Racket prostitute, presi i luogotenenti

Un arresto in Romania e uno a Reggio Emilia: “Victor” e “Il turco” gestivano le ragazze e i soldi del clan dei romeni


di Riccardo Valletti


BOLZANO. È stato arrestato mentre si nascondeva in un casolare abbandonato fuori dalla cittadina di Oravita, nel sud-ovest della Romania a poche decine di chilometri dal confine con la Serbia, Ion Victorian Boseika, uno dei luogotenti del boss del clan romeno che aveva invaso Bolzano con il racket della prostituzione. Dopo la raffica di arresti dell’operazione “Sabotage” a Bolzano, era sparito dai radar da mesi, cercando di restare a piede libero, ma non è riuscito a sfuggire alle indagini congiunte tra polizia romena e carabinieri della compagnia di Bolzano, i cui vertici operativi risultavano irreperibili da alcuni giorni, e che alla fine sono riusciti a localizzarlo e infine arrestarlo durante un’azione congiunta in territorio romeno su mandato di cattura internazionale.

Ion Victorian Boseika, noto come “Victor”, era uno degli uomini più vicini al boss del sodalizio criminale, il guardaspalle del capo, che non si muoveva se non aveva Victor al suo fianco. Suoi gli incarichi più delicati, come provvedere all’incasso del denaro delle prostitute e il rifornimento delle “nuove leve” fatte arrivare dalla Romania per vendersi in strada ai Piani e in centro. Dopo una lite furibonda tra gruppi diversi dello stesso clan, scatenata da una questione di proprietà di una prostituta, è stato costretto a rientrare a Bolzano d’urgenza dalla Romania per evitare che lo scontro finisse in guerra.

Il gruppo più debole, terrorizzato dalla falange armata e meno diplomatica del racket, si era nascosto su un treno ed era fuggito a Trieste. Solo grazie all’intervento di Victor è tornata la pace in via Renon e si è evitato uno spargimento di sangue.

E mentre in Romania veniva eseguito l’arresto internazionale, a Reggio Emilia finiva in manette il secondo luogotenente del boss: Ismail Beiget, detto “Il turco” e che per impressionare gli avversari si faceva chiamare “Solimano il Magnifico”. Il turco aveva invece gli incarichi più operativi, quelli in cui non ci si fanno scrupoli a menare le mani.
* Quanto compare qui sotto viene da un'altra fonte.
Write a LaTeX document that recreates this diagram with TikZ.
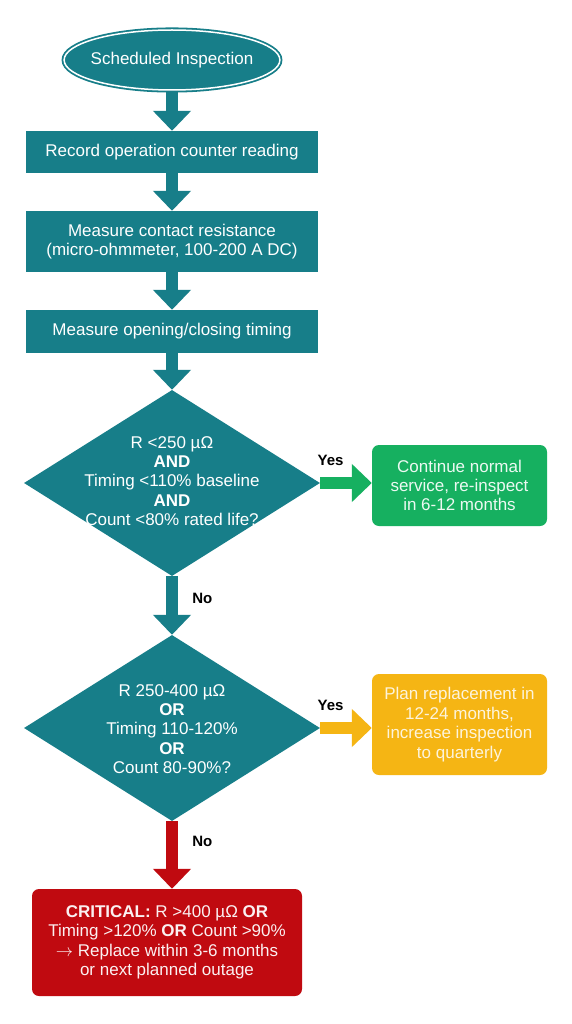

Protettore possessivo, controllava a breve distanza le sue schiave anche mentre erano in servizio. Nel quadro dell’inchiesta, coordinata dal sostituto procuratore Andrea Sacchetti, è emerso come il boss del sodalizio si fidasse solo del turco per proteggere le sue due bambine, che gli venivano affidate in assenza del padre anche per i minimi spostamenti. La base del clan, hanno accertato gli uomini del nucleo investigativo dei carabinieri, impegnati per mesi in pedinamenti e intercettazioni di decine di persone e utenze telefoniche, era a Torino.

Dopo i primi contatti, il boss era venuto a Bolzano a installare il suo business di schiave di strada e furti, per poi tornare in Piemonte e controllare tutto a distanza. I soldi venivano raccolti dai suoi sgherri e poi trasferiti alla base con i servizi di “money transfer” in piccole quote. I carabinieri hanno accertato che nel corso dei mesi centinaia di migliaia di euro sono transitati sui conti del clan, dopo aver monopolizzato la prostituzione a Bolzano.